WRITTEN INSTRUCTION |
Print, exactly as written, every line from the first line of the records below through the line containing "at least annually", and nothing further.

INPUT FOR THIS TASK |
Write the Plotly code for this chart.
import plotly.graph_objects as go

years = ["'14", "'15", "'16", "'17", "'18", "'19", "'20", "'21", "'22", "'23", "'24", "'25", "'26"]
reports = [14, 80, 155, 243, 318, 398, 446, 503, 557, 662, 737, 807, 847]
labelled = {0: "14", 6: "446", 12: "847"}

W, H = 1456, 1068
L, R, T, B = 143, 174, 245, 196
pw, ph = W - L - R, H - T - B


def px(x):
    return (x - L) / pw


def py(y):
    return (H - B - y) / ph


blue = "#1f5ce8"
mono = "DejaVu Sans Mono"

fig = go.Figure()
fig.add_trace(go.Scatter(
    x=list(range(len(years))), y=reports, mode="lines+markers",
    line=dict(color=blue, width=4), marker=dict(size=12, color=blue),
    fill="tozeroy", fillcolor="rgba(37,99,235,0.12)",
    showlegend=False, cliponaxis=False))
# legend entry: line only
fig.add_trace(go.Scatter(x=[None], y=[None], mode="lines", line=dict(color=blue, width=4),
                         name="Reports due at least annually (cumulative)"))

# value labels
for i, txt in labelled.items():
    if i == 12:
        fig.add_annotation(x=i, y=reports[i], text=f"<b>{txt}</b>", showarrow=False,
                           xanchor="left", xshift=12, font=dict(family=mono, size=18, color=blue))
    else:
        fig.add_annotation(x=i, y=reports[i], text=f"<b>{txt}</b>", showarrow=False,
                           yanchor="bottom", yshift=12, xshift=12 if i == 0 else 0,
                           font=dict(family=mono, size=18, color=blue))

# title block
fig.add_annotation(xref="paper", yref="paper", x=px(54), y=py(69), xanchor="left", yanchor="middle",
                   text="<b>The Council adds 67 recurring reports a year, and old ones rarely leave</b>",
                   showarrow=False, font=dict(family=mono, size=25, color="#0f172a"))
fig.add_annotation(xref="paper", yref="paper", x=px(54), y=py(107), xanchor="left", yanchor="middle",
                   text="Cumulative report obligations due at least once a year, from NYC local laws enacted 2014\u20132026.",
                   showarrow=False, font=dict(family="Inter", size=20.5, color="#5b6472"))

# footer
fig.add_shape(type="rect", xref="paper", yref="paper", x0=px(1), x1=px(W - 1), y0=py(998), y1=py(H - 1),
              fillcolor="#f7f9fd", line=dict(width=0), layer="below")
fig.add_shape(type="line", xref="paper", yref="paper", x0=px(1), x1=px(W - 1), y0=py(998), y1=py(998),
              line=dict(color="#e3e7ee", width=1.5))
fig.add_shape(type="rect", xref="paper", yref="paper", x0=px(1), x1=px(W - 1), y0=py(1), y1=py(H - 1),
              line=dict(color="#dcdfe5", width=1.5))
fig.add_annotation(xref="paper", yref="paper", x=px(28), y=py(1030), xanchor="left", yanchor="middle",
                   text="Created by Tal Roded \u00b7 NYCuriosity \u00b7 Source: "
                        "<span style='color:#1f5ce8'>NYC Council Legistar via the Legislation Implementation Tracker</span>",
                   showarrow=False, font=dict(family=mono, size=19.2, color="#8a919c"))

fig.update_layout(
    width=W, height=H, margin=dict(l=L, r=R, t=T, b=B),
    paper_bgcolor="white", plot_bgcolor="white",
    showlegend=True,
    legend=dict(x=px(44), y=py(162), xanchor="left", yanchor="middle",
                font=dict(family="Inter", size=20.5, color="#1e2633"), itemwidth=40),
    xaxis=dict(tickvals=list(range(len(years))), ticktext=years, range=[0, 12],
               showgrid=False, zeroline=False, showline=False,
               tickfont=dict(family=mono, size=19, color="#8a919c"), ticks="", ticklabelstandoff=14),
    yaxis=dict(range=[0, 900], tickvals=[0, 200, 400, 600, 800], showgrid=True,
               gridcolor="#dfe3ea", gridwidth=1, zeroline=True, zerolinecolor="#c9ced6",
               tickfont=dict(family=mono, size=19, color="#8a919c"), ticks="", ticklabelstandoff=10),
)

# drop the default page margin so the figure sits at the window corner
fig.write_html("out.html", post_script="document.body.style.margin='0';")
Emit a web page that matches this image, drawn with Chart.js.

SOLUTION FOR THIS TASK |
Write the Plotly code for this chart.
import plotly.graph_objects as go

years = ["'14", "'15", "'16", "'17", "'18", "'19", "'20", "'21", "'22", "'23", "'24", "'25", "'26"]
reports = [14, 80, 155, 243, 318, 398, 446, 503, 557, 662, 737, 807, 847]
labelled = {0: "14", 6: "446", 12: "847"}

W, H = 1456, 1068
L, R, T, B = 143, 174, 245, 196
pw, ph = W - L - R, H - T - B


def px(x):
    return (x - L) / pw


def py(y):
    return (H - B - y) / ph


blue = "#1f5ce8"
mono = "DejaVu Sans Mono"

fig = go.Figure()
fig.add_trace(go.Scatter(
    x=list(range(len(years))), y=reports, mode="lines+markers",
    line=dict(color=blue, width=4), marker=dict(size=12, color=blue),
    fill="tozeroy", fillcolor="rgba(37,99,235,0.12)",
    showlegend=False, cliponaxis=False))
# legend entry: line only
fig.add_trace(go.Scatter(x=[None], y=[None], mode="lines", line=dict(color=blue, width=4),
                         name="Reports due at least annually (cumulative)"))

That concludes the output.